[Stored dataset items]
::::::::

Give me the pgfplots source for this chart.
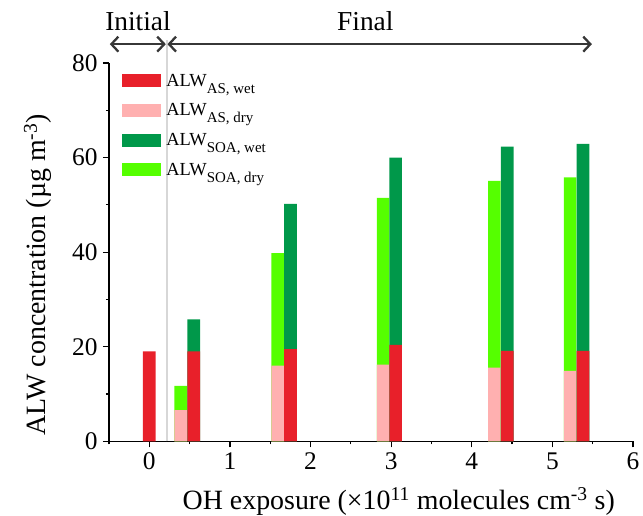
\documentclass[border=0pt]{standalone}
\usepackage{fontspec}
\setmainfont{Liberation Serif}
\usepackage{pgfplots}
\pgfplotsset{compat=1.18}
\usetikzlibrary{arrows.meta}
\definecolor{cRed}{RGB}{232,32,42}
\definecolor{cPink}{RGB}{255,176,176}
\definecolor{cDGreen}{RGB}{0,152,74}
\definecolor{cLGreen}{RGB}{85,255,0}
\definecolor{cArrow}{RGB}{55,55,55}
\definecolor{cGray}{RGB}{215,215,215}

\begin{document}
\begin{tikzpicture}
\begin{axis}[
  scale only axis, width=524bp, height=378.2bp,
  xmin=-0.5, xmax=6, ymin=0, ymax=80,
  axis x line=bottom, axis y line=left,
  axis line style={-, line width=1.2bp, black},
  tick align=outside,
  major tick length=6bp, minor tick length=3bp,
  every tick/.style={black, line width=1.2bp},
  xtick={0,1,...,6}, minor xtick={-0.5,0.5,...,5.5},
  ytick={0,20,...,80}, minor ytick={10,30,50,70},
  ticklabel style={font=\fontsize{25.5}{25.5}\selectfont},
  yticklabel style={xshift=-2bp},
  xticklabel style={yshift=-2bp},
  /pgf/number format/assume math mode=true,
  clip=false,
  xlabel={OH exposure (×10\textsuperscript{11} molecules cm\textsuperscript{-3} s)},
  ylabel={ALW concentration (µg m\textsuperscript{-3})},
  label style={font=\fontsize{28}{28}\selectfont},
  xlabel style={at={(axis description cs:0.553,-0.181)}, anchor=base, inner sep=0pt},
  ylabel style={at={(axis description cs:-0.1355,0.44)}, anchor=center},
  legend style={at={(axis description cs:0.025,0.977)}, anchor=north west, draw=none, fill=none,
    font=\fontsize{18.5}{18.5}\selectfont, row sep=12bp, column sep=3bp, inner sep=0pt},
  legend cell align=left,
  legend image code/.code={\fill[#1, draw=none] (0bp,-6.5bp) rectangle (39bp,6.5bp);},
]
\addlegendimage{fill=cRed}
\addlegendentry{ALW\raisebox{-7bp}{\fontsize{15}{15}\selectfont AS, wet}}
\addlegendimage{fill=cPink}
\addlegendentry{ALW\raisebox{-7bp}{\fontsize{15}{15}\selectfont AS, dry}}
\addlegendimage{fill=cDGreen}
\addlegendentry{ALW\raisebox{-7bp}{\fontsize{15}{15}\selectfont SOA, wet}}
\addlegendimage{fill=cLGreen}
\addlegendentry{ALW\raisebox{-7bp}{\fontsize{15}{15}\selectfont SOA, dry}}

% dry bars (left of each pair): total = AS dry + SOA dry
\addplot[forget plot, ybar, bar width=0.157, bar shift=0pt, fill=cLGreen, draw=none]
  coordinates {(0.39,11.7) (1.593,39.8) (2.90,51.5) (4.28,55.1) (5.22,55.8)};
\addplot[forget plot, ybar, bar width=0.157, bar shift=0pt, fill=cPink, draw=none]
  coordinates {(0.39,6.6) (1.593,16.0) (2.90,16.2) (4.28,15.6) (5.22,14.9)};
% wet bars (right of each pair): total = AS wet + SOA wet
\addplot[forget plot, ybar, bar width=0.157, bar shift=0pt, fill=cDGreen, draw=none]
  coordinates {(0.552,25.8) (1.752,50.2) (3.055,60.0) (4.44,62.3) (5.38,62.9)};
\addplot[forget plot, ybar, bar width=0.157, bar shift=0pt, fill=cRed, draw=none]
  coordinates {(0,19.0) (0.552,19.0) (1.752,19.5) (3.055,20.4) (4.44,19.1) (5.38,19.1)};

\draw[cGray, line width=2bp] (axis cs:0.215,0) -- (axis cs:0.215,84.8);
\draw[cArrow, line width=2.3bp, {Straight Barb[length=7bp,width=15bp]}-{Straight Barb[length=7bp,width=15bp]}]
  (axis cs:-0.49,84) -- (axis cs:0.205,84);
\draw[cArrow, line width=2.3bp, {Straight Barb[length=7bp,width=15bp]}-{Straight Barb[length=7bp,width=15bp]}]
  (axis cs:0.225,84) -- (axis cs:5.49,84);
\node[anchor=base, font=\fontsize{27.5}{27.5}\selectfont] at (axis cs:-0.14,86.8) {Initial};
\node[anchor=base, font=\fontsize{27.5}{27.5}\selectfont] at (axis cs:2.68,86.8) {Final};
\path (axis cs:-1.852,-15.54) rectangle (axis cs:6.124,93.34);
\end{axis}
\end{tikzpicture}
\end{document}
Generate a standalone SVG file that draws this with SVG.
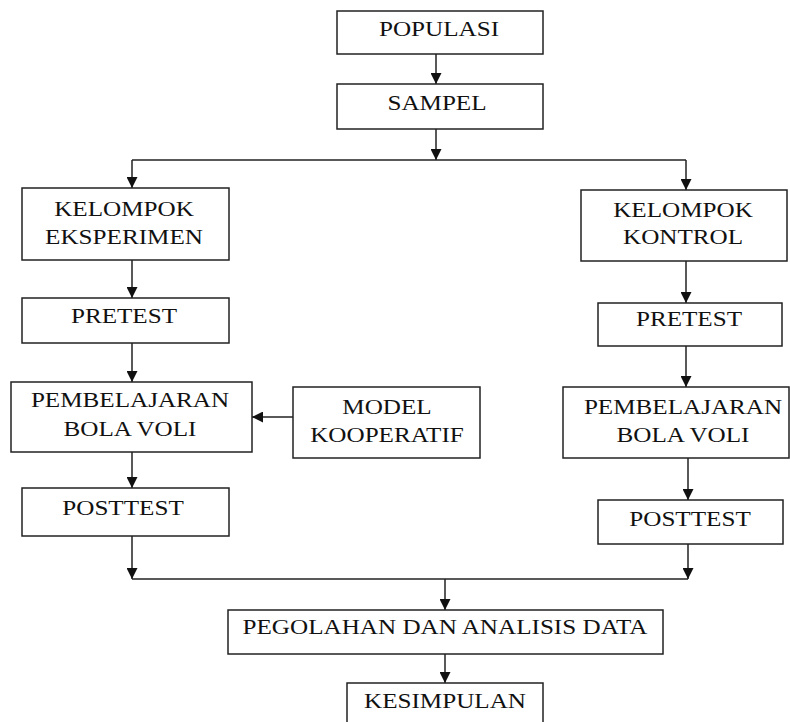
<svg xmlns="http://www.w3.org/2000/svg" width="790" height="722" viewBox="0 0 790 722">
<defs>
<marker id="ah" markerUnits="userSpaceOnUse" markerWidth="11" markerHeight="11" viewBox="0 0 10 10" refX="10" refY="5" orient="auto">
<path d="M0,0 L10,5 L0,10 z" fill="#111"/>
</marker>
<style>
.box{fill:#fff;stroke:#222;stroke-width:1.5}
.t{font-family:"Liberation Serif","Times New Roman",serif;font-size:21.5px;fill:#111;text-anchor:middle}
.c{fill:none;stroke:#222;stroke-width:1.5}
.a{fill:none;stroke:#222;stroke-width:1.5;marker-end:url(#ah)}
</style>
</defs>
<rect width="790" height="722" fill="#fff"/>
<g id="connectors">
<path class="a" d="M436 54 V84"/>
<path class="a" d="M436 129 V160"/>
<path class="c" d="M132 160 H686"/>
<path class="a" d="M132 160 V188"/>
<path class="a" d="M686 160 V190"/>
<path class="a" d="M132 260 V298"/>
<path class="a" d="M132 343 V382"/>
<path class="a" d="M293 417 H252"/>
<path class="a" d="M132 452 V488"/>
<path class="a" d="M132 536 V579"/>
<path class="a" d="M686 261 V303"/>
<path class="a" d="M686 346 V387"/>
<path class="a" d="M688 458 V500"/>
<path class="a" d="M688 544 V579"/>
<path class="c" d="M132 579 H688"/>
<path class="a" d="M445 579 V610"/>
<path class="a" d="M445 654 V683"/>
</g>
<g id="populasi">
<rect class="box" x="337" y="11" width="206" height="43"/>
<text class="t" transform="translate(439 36) scale(1.17 1)">POPULASI</text>
</g>
<g id="sampel">
<rect class="box" x="337" y="84" width="206" height="45"/>
<text class="t" transform="translate(437 110) scale(1.17 1)">SAMPEL</text>
</g>
<g id="kelompok-eksperimen">
<rect class="box" x="22" y="188" width="207" height="72"/>
<text class="t" transform="translate(124 216) scale(1.17 1)">KELOMPOK</text>
<text class="t" transform="translate(124 244) scale(1.17 1)">EKSPERIMEN</text>
</g>
<g id="pretest-eksperimen">
<rect class="box" x="22" y="298" width="207" height="45"/>
<text class="t" transform="translate(124 323) scale(1.17 1)">PRETEST</text>
</g>
<g id="pembelajaran-eksperimen">
<rect class="box" x="11" y="382" width="241" height="70"/>
<text class="t" transform="translate(130 407) scale(1.17 1)">PEMBELAJARAN</text>
<text class="t" transform="translate(130 436) scale(1.17 1)">BOLA VOLI</text>
</g>
<g id="model-kooperatif">
<rect class="box" x="293" y="387" width="187" height="71"/>
<text class="t" transform="translate(387 414) scale(1.17 1)">MODEL</text>
<text class="t" transform="translate(387 442) scale(1.17 1)">KOOPERATIF</text>
</g>
<g id="posttest-eksperimen">
<rect class="box" x="22" y="488" width="207" height="48"/>
<text class="t" transform="translate(123 515) scale(1.17 1)">POSTTEST</text>
</g>
<g id="kelompok-kontrol">
<rect class="box" x="581" y="190" width="206" height="71"/>
<text class="t" transform="translate(683 217) scale(1.17 1)">KELOMPOK</text>
<text class="t" transform="translate(683 244) scale(1.17 1)">KONTROL</text>
</g>
<g id="pretest-kontrol">
<rect class="box" x="598" y="303" width="184" height="43"/>
<text class="t" transform="translate(689 326) scale(1.17 1)">PRETEST</text>
</g>
<g id="pembelajaran-kontrol">
<rect class="box" x="563" y="387" width="226" height="71"/>
<text class="t" transform="translate(683 414) scale(1.17 1)">PEMBELAJARAN</text>
<text class="t" transform="translate(683 442) scale(1.17 1)">BOLA VOLI</text>
</g>
<g id="posttest-kontrol">
<rect class="box" x="598" y="500" width="185" height="44"/>
<text class="t" transform="translate(690 526) scale(1.17 1)">POSTTEST</text>
</g>
<g id="pengolahan">
<rect class="box" x="228" y="610" width="435" height="44"/>
<text class="t" transform="translate(445 634) scale(1.17 1)">PEGOLAHAN DAN ANALISIS DATA</text>
</g>
<g id="kesimpulan">
<rect class="box" x="347" y="683" width="196" height="50"/>
<text class="t" transform="translate(445 708) scale(1.17 1)">KESIMPULAN</text>
</g>
</svg>
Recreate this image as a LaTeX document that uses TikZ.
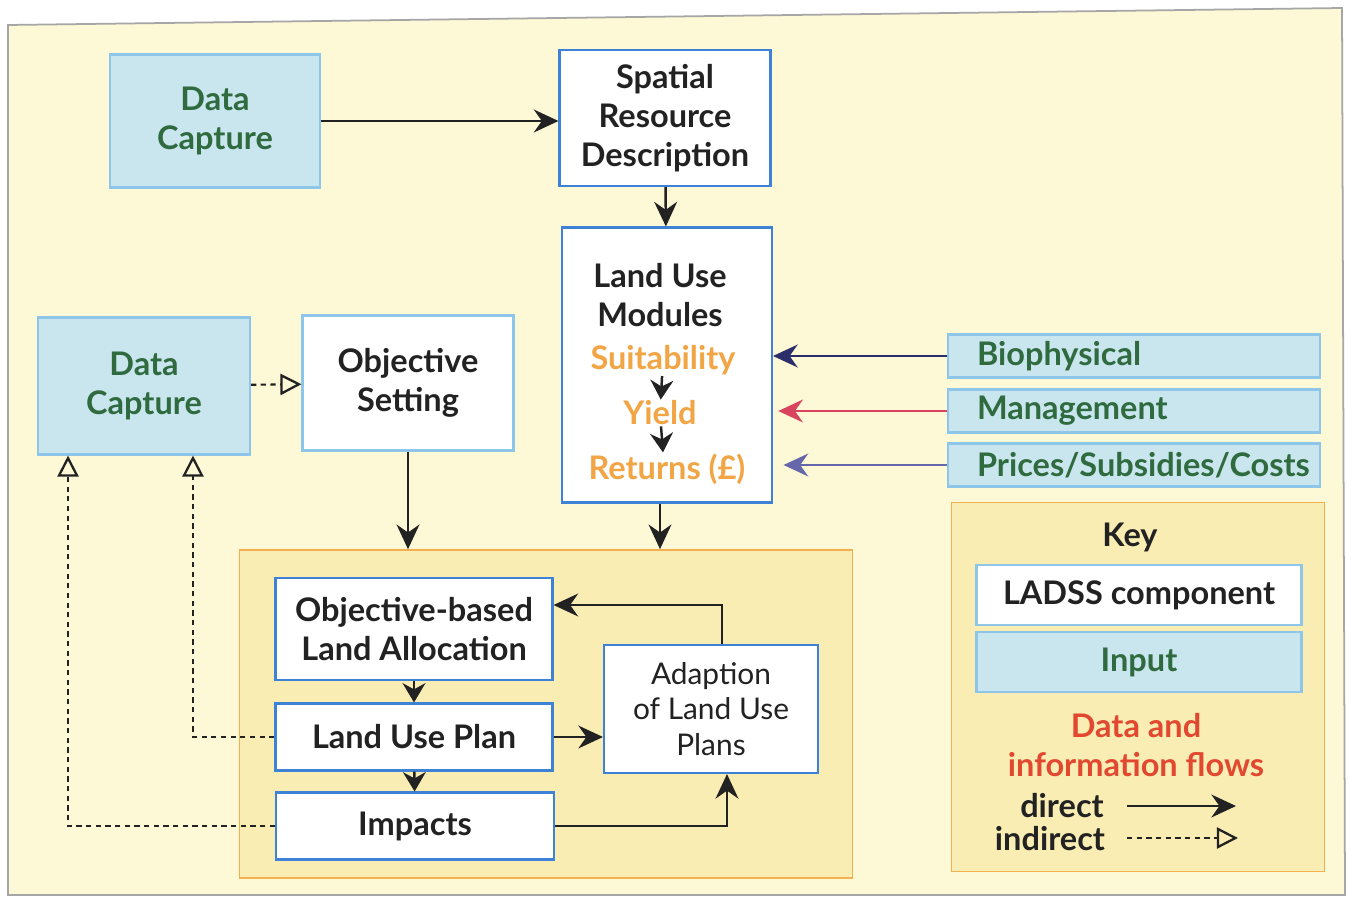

::::::::

[Problem description] Copy each line above that contains the string "this".

[Exercise result]
Give me the pgfplots source for this chart.
Generate a standalone SVG file that draws this with SVG.
Recreate this image as a LaTeX document that uses TikZ.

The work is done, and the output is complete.